Как на самом деле управляют следователями
Почему так произошло? Не хватило ума? Начальство заставило?
Нет, дело в другом. Все очень просто: на тот момент в Следственном комитете работали шесть тысяч одних только следователей (сейчас, возможно, численность штатного состава стала другой, но не думаю, что она кардинально отличается от первозданной).
У каждого в производстве по несколько (а у многих – и десятки) уголовных дел. Разумеется, никакой Председатель, даже вместе со своими заместителями, не способен прочитать все эти дела, так же, как не могут они знать лично каждого следователя. Для этого у них есть подчиненные.
Но даже начальник низового уровня не может постоянно контролировать все уголовные дела, находящиеся в производстве у всех своих следователей, тем более, что есть отделы, где численность штатного состава может достигать нескольких десятков человек и даже порой дотягивать до сотни.
А всем этим людям надо платить или не платить премии. Им надо объявлять благодарности или, наоборот, взыскания. Их надо принимать на работу, продвигать или не продвигать по службе, увольнять по соглашению сторон или с «волчьим билетом».
Это лишь основные вопросы управления. Оценке подлежит и деятельность руководства низового звена. Как понять, кто из них работает лучше или хуже, если лично их всех не знать и не контролировать (а это, как уже сказано выше, просто невозможно)?
Правильно, нужны критерии! И критерии эти должны быть такими, чтобы их мог понять и оценить любой начальник следственного подразделения, у которого, к тому же, просто нет времени вычерчивать в отчете хитро придуманные графики и диаграммы.
Вот почему я думаю, что и те люди, которые работают в Следственном комитете сейчас и которые ничуть не менее умны и талантливы, чем были мои товарищи и я, грешный, все равно не придумают ничего нового.
Идеальное следствие
Огромной военизированной организации нужны простые, понятные и в то же время действенные рычаги управления. Поэтому никуда «палки» не исчезнут.
Очень возможно, что их просто заменят, и вместо одного показателя во главу угла будет поставлен другой, но принцип все равно останется прежним. Отчеты по-прежнему будут писаться, и поскольку именно от них зависят карьеры и поощрения, то и цифры в этих отчетах всегда будут превалировать над презумпцией невиновности.

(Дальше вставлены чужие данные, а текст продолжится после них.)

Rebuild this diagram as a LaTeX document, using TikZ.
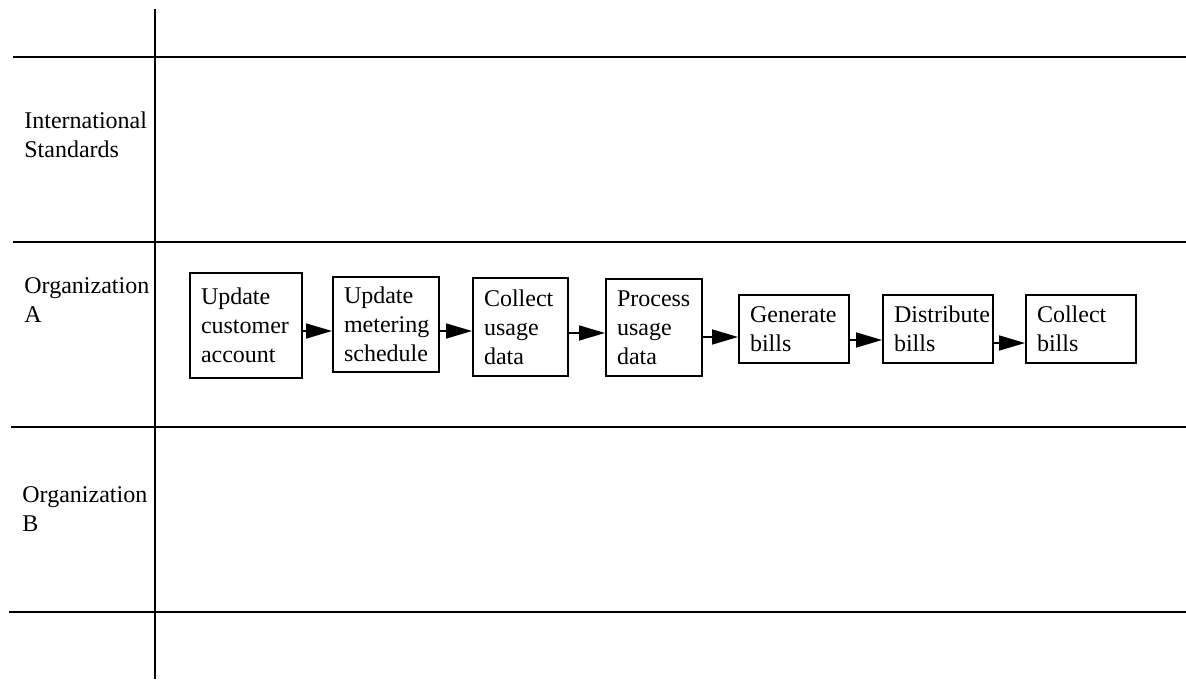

Я не верю, что Следственный комитет в его нынешнем виде, в форме военизированной организации с вертикалью управления и жестким подчинением, можно реформировать.
Какова возможная альтернатива?
В каждом судебном округе избирать определенное количество судей. Из этого числа часть выбирать на несколько лет судебными следователями. У следователя должен быть статус судьи, а не клерка!
Выбирать или назначать – это не принципиально, главное, чтобы следователь не был никому подотчетен.
Осуществлять расследование только по делам о тяжких и особо тяжких преступлениях. По остальным будет достаточно полицейского дознания под руководством прокурора. Собственно, примерно так функционировала на нашей земле аналогичная система до 1917 г. Этот образец был позаимствован в 1864 г. у французов. А во Франции он работает и сегодня.